### WORK TO BE COMPLETED
Give only the number of lines that contain the word "this".

### DATASET EXCERPTS
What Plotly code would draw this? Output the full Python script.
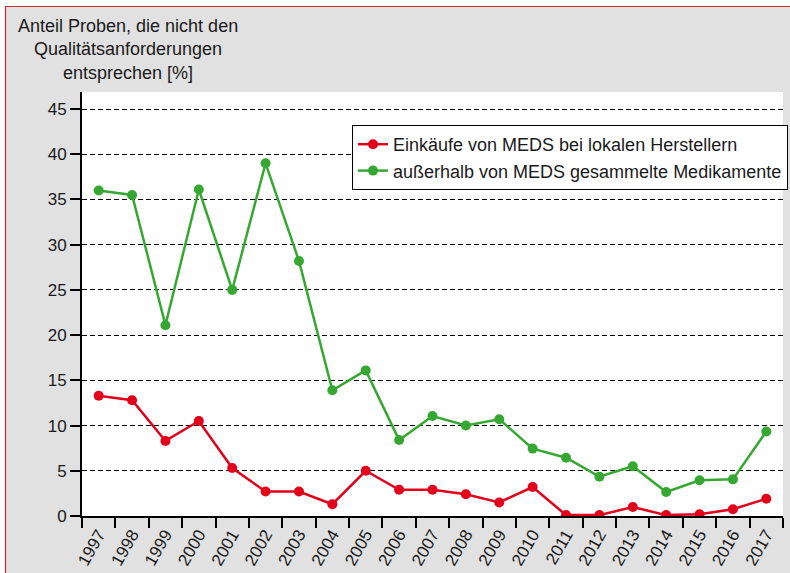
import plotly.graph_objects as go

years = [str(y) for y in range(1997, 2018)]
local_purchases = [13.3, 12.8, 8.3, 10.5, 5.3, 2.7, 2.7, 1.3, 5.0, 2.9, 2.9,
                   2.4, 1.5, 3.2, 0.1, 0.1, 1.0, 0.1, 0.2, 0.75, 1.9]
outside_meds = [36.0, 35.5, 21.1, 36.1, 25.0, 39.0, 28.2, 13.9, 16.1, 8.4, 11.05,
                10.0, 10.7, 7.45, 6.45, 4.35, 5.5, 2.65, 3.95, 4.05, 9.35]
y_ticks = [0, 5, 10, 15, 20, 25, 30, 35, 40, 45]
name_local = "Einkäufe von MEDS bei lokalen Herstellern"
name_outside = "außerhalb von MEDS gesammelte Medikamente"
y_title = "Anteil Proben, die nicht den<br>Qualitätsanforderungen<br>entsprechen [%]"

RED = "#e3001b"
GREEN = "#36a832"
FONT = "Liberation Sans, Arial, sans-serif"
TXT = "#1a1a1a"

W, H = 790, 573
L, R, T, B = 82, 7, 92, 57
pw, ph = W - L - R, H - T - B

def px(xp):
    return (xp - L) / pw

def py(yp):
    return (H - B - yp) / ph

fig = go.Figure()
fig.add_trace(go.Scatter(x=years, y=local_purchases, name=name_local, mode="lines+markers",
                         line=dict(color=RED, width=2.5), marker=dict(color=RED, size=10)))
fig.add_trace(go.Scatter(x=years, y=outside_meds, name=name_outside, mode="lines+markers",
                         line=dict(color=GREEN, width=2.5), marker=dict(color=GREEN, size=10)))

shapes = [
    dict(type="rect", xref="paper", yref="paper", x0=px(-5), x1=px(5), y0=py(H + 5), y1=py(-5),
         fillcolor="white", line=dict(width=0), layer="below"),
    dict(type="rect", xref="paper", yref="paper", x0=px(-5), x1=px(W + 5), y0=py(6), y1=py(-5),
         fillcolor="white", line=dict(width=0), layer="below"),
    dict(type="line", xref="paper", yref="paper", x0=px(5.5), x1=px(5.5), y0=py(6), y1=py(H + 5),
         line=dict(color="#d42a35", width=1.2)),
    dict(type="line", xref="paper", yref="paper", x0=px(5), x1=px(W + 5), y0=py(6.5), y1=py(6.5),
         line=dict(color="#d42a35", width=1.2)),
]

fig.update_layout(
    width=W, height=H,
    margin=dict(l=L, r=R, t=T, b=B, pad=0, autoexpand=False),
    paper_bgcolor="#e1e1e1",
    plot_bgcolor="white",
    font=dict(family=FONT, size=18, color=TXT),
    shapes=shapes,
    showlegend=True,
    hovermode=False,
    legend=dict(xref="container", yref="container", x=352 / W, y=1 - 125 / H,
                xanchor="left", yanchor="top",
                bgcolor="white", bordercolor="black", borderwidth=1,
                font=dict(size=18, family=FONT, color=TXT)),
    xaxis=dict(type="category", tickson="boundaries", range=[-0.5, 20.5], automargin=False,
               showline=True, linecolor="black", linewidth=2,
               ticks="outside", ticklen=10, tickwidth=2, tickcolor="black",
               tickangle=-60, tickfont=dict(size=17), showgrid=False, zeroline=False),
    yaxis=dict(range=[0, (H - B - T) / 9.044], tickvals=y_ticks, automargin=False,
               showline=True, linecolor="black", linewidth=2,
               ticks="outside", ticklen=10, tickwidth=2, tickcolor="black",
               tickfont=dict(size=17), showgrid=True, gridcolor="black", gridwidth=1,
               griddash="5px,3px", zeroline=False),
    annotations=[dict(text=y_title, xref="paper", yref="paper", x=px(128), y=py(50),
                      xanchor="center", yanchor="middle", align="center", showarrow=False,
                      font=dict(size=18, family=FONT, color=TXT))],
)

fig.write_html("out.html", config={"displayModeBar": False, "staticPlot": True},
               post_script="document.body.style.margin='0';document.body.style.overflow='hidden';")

==

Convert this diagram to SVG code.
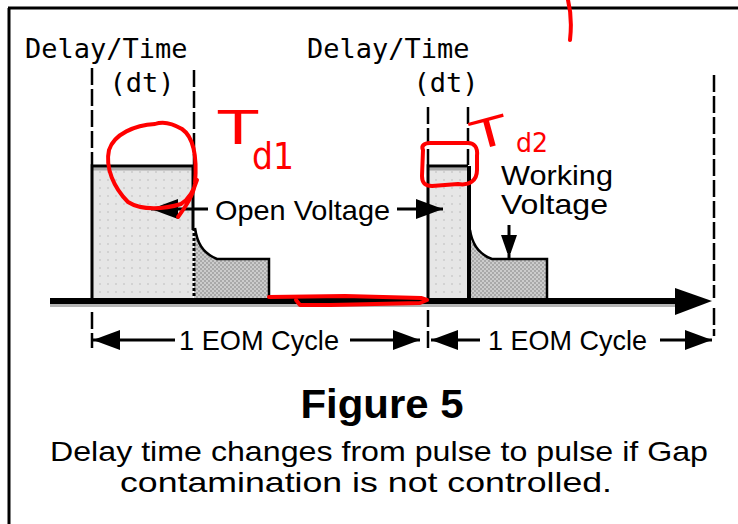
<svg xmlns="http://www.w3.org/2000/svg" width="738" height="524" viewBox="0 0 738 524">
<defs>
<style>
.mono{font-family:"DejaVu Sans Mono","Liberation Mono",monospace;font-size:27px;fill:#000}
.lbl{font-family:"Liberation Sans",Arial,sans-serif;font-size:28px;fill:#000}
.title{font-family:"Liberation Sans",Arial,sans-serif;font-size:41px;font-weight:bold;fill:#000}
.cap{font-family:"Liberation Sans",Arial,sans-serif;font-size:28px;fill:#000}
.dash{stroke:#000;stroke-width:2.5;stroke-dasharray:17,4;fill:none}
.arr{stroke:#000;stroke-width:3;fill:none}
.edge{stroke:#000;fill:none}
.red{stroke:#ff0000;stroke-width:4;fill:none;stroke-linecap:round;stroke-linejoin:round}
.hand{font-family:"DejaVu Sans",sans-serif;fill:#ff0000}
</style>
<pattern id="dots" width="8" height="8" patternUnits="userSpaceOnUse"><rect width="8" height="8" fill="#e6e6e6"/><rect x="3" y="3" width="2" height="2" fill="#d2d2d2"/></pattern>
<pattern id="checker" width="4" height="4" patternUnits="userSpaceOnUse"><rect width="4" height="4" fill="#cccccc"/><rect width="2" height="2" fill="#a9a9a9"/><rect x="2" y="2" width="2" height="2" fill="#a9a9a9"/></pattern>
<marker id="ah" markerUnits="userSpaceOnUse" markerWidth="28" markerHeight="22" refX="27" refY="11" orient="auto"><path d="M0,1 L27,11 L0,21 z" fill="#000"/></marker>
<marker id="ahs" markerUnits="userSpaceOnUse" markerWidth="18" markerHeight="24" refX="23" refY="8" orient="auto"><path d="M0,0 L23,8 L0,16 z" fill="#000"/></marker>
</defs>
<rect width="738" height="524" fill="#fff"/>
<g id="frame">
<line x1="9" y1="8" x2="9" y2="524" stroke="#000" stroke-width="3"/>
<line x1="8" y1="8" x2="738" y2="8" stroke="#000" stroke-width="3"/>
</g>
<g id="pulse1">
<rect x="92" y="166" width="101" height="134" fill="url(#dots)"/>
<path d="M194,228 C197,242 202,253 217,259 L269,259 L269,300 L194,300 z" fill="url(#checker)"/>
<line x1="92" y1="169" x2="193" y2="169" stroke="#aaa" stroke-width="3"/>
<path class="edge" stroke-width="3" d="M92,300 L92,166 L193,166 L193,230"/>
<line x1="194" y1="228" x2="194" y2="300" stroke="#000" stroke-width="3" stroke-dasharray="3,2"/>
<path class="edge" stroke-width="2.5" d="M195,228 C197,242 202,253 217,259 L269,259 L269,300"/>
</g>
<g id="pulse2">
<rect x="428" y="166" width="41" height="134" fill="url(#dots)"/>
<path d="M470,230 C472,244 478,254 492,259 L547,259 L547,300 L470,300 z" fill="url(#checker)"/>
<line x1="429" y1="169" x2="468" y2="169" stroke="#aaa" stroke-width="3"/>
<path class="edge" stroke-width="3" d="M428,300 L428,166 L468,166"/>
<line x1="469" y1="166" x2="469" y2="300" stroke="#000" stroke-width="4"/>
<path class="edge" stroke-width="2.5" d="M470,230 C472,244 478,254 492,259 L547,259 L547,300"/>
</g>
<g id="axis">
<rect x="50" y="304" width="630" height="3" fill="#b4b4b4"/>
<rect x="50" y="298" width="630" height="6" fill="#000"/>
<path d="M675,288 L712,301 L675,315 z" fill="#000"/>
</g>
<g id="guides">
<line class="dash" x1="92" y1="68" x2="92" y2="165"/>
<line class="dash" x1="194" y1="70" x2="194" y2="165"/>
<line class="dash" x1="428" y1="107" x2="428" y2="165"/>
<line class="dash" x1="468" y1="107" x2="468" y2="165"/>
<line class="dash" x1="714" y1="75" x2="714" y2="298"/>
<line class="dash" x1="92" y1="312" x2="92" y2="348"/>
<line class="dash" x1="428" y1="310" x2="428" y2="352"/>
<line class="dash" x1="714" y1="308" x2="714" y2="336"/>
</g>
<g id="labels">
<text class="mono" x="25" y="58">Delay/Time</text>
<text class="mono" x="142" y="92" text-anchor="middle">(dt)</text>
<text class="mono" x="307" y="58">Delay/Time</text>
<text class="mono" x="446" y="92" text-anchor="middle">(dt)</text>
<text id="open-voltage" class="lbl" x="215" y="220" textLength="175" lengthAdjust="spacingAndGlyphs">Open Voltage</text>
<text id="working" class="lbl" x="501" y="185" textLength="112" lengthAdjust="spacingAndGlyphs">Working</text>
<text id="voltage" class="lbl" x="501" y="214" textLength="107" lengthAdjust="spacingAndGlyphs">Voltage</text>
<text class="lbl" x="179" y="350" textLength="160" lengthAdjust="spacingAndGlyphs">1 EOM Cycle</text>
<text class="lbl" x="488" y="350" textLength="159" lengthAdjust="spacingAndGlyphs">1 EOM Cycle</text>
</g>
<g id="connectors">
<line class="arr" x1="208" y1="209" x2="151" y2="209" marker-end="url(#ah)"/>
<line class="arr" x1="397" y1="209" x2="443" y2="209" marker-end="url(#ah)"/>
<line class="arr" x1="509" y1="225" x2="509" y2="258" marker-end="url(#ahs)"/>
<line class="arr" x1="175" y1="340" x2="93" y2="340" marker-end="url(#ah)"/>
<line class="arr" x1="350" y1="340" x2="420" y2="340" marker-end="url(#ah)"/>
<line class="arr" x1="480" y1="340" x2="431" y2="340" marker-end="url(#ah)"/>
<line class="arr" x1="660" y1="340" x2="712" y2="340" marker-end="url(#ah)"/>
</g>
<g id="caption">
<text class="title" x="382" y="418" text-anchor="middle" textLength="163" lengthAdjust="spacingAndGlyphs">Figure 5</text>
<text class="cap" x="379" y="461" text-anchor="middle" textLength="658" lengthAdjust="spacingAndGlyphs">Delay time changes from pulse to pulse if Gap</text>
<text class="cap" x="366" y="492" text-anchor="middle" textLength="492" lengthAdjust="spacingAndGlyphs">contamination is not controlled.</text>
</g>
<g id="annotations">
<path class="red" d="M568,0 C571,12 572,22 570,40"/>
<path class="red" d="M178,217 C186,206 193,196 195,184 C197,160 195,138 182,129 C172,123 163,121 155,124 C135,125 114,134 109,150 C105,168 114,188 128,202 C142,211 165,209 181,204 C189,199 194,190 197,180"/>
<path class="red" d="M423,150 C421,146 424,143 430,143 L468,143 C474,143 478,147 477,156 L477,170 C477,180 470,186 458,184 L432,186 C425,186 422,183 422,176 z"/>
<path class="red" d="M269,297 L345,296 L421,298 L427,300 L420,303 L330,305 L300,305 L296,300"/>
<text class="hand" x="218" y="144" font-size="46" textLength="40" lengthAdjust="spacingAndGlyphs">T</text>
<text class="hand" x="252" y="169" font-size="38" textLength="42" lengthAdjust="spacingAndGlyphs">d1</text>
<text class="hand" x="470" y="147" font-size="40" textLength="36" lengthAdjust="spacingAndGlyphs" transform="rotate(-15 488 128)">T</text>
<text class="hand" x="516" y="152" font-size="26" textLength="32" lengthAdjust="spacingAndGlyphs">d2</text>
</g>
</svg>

* * *

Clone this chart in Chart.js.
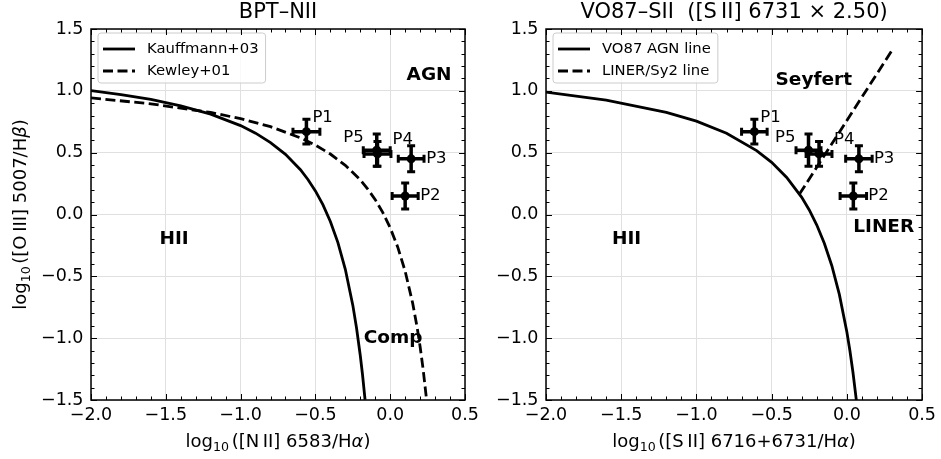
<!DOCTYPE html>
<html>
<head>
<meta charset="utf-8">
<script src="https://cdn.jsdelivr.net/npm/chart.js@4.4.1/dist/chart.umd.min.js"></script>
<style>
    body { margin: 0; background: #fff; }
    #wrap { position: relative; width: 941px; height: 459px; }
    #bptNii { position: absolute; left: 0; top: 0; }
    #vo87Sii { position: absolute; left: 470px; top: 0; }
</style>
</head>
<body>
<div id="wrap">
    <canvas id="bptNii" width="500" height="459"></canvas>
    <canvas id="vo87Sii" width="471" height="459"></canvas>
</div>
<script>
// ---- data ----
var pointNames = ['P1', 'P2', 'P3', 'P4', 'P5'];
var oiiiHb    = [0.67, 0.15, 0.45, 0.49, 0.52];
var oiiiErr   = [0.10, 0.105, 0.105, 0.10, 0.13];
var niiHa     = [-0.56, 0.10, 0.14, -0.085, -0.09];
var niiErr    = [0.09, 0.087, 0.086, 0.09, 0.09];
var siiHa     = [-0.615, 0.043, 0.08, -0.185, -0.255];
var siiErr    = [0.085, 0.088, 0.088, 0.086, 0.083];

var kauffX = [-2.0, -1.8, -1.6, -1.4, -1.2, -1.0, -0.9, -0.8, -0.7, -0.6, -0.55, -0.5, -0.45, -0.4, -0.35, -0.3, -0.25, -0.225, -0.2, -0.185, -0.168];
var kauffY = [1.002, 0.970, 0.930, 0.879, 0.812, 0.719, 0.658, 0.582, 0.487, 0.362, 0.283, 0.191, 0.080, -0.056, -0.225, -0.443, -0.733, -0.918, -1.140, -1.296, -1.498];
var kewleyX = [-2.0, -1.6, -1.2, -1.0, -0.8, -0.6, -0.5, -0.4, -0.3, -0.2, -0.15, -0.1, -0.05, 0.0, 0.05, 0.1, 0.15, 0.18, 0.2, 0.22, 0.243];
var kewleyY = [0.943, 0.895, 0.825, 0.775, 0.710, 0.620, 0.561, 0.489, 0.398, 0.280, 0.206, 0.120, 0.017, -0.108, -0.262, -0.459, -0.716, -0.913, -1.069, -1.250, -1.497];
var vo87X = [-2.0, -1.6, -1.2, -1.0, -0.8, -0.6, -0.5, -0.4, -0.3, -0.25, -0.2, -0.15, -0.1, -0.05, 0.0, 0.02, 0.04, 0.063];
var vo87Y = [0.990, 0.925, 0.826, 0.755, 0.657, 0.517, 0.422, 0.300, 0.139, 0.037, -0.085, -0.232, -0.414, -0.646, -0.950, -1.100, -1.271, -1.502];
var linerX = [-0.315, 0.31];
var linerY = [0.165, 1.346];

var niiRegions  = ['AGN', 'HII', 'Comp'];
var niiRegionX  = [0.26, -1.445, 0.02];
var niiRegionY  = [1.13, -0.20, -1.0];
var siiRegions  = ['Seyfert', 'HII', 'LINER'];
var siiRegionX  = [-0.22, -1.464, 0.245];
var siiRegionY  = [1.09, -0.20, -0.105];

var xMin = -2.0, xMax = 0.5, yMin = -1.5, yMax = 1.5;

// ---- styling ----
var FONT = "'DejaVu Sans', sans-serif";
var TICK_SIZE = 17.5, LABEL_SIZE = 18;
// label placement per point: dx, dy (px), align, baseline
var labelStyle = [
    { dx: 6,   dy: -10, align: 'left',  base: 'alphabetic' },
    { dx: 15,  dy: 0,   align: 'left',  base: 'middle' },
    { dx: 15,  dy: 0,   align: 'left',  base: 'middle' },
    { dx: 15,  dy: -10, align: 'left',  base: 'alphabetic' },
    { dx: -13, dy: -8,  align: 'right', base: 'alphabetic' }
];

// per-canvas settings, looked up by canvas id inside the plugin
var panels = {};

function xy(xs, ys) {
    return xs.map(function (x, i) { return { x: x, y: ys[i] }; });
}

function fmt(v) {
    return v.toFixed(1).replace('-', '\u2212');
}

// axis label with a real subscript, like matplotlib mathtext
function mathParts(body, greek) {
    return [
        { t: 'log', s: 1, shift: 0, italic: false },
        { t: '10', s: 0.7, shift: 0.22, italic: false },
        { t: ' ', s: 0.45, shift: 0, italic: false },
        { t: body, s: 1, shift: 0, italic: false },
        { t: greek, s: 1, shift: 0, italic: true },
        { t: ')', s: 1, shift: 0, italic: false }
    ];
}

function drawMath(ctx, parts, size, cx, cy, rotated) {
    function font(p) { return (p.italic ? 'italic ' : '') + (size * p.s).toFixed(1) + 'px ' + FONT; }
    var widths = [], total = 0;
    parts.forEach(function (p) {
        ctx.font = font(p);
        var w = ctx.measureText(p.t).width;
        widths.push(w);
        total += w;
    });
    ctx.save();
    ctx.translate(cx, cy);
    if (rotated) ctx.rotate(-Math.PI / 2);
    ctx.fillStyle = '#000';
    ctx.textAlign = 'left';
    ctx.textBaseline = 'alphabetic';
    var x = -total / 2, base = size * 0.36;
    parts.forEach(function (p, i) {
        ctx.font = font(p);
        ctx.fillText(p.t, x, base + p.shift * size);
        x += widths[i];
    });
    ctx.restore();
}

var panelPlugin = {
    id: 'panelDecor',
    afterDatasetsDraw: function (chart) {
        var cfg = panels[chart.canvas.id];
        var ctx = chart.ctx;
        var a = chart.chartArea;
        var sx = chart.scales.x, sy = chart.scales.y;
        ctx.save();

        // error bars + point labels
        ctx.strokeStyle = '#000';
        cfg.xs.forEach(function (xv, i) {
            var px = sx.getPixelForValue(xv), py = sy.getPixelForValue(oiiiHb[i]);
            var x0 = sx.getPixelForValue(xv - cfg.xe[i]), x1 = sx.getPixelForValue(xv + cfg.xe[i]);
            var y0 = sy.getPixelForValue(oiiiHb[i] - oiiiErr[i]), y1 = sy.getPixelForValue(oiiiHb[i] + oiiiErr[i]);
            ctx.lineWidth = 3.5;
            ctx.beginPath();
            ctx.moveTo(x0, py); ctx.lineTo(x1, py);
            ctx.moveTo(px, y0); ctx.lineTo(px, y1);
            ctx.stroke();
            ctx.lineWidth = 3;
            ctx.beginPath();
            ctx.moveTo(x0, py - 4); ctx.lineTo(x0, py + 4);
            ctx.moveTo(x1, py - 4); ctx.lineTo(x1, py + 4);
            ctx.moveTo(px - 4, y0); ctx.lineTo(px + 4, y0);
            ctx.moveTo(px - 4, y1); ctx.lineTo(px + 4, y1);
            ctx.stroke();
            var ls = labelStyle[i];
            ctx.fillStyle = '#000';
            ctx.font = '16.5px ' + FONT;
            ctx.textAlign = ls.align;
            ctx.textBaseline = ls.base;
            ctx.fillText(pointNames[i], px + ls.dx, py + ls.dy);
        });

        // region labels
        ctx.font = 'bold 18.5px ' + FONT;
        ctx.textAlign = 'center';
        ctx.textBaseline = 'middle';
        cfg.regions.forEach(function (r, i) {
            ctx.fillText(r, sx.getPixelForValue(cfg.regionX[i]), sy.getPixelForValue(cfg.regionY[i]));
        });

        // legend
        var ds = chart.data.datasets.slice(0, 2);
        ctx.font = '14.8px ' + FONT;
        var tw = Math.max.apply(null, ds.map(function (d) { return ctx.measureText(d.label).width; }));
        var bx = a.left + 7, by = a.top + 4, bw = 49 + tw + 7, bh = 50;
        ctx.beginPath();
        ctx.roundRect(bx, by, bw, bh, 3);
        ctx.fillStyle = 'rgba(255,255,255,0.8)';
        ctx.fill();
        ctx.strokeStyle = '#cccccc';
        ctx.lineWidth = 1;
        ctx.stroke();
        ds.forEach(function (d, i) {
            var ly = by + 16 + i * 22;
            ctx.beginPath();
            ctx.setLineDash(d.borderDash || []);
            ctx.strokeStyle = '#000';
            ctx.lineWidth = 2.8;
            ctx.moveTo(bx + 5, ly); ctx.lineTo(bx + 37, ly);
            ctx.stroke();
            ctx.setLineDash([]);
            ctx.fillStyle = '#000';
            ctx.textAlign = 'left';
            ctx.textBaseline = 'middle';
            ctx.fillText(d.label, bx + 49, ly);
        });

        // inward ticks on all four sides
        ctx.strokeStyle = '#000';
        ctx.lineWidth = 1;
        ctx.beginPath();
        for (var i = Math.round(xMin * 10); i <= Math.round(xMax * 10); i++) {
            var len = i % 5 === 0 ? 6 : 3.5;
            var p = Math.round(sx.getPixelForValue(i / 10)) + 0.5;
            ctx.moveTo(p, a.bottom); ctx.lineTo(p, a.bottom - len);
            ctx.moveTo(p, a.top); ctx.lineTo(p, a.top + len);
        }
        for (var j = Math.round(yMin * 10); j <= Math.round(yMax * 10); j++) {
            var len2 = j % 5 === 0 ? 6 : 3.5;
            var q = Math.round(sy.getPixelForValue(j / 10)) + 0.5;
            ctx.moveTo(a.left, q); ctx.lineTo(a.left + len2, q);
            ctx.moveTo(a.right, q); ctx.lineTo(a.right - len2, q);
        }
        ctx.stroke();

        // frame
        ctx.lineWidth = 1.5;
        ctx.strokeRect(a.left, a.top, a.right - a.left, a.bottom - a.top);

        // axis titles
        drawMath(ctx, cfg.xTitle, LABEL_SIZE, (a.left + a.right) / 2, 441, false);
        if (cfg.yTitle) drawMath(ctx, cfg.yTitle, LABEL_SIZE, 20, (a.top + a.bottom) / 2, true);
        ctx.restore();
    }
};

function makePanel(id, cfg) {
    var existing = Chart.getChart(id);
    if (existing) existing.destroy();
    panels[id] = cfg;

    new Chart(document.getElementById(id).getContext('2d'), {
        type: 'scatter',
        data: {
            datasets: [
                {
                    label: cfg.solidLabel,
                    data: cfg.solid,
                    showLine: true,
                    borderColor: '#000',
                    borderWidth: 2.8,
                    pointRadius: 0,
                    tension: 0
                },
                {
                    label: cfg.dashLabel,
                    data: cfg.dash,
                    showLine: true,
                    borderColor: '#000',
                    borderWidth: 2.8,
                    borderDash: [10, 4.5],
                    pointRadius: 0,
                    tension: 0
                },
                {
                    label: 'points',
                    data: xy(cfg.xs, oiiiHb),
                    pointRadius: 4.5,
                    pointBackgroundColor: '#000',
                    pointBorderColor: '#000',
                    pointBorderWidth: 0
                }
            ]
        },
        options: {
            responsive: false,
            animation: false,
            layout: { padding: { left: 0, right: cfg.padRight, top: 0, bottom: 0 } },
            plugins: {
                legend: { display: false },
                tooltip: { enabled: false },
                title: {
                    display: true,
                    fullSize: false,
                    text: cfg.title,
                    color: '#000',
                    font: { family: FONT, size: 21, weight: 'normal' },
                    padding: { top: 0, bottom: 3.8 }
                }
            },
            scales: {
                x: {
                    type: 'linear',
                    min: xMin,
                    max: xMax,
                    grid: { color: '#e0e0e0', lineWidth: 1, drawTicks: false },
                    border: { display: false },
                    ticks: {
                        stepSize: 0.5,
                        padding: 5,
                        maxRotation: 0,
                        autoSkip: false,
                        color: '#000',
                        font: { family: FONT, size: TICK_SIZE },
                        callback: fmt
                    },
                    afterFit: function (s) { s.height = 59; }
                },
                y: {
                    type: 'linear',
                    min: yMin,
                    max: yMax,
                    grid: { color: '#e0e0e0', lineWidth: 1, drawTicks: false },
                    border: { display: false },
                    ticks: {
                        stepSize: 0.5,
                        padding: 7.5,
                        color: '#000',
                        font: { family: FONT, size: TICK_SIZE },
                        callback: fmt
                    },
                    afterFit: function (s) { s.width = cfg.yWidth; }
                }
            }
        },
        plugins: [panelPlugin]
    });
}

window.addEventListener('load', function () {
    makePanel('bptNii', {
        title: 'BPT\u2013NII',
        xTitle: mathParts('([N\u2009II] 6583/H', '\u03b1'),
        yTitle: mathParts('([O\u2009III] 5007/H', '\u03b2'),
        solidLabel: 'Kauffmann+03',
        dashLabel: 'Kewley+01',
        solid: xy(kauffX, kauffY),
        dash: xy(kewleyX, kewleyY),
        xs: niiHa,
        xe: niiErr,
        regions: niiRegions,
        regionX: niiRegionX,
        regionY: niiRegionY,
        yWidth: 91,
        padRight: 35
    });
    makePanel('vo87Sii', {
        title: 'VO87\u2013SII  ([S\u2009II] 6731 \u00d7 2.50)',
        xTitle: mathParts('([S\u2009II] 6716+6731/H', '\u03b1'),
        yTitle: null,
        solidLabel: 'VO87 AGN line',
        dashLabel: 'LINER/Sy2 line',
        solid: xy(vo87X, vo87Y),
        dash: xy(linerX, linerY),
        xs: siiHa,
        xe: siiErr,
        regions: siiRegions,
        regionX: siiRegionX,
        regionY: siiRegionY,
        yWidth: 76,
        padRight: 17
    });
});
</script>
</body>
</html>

### WRITTEN ANSWER
3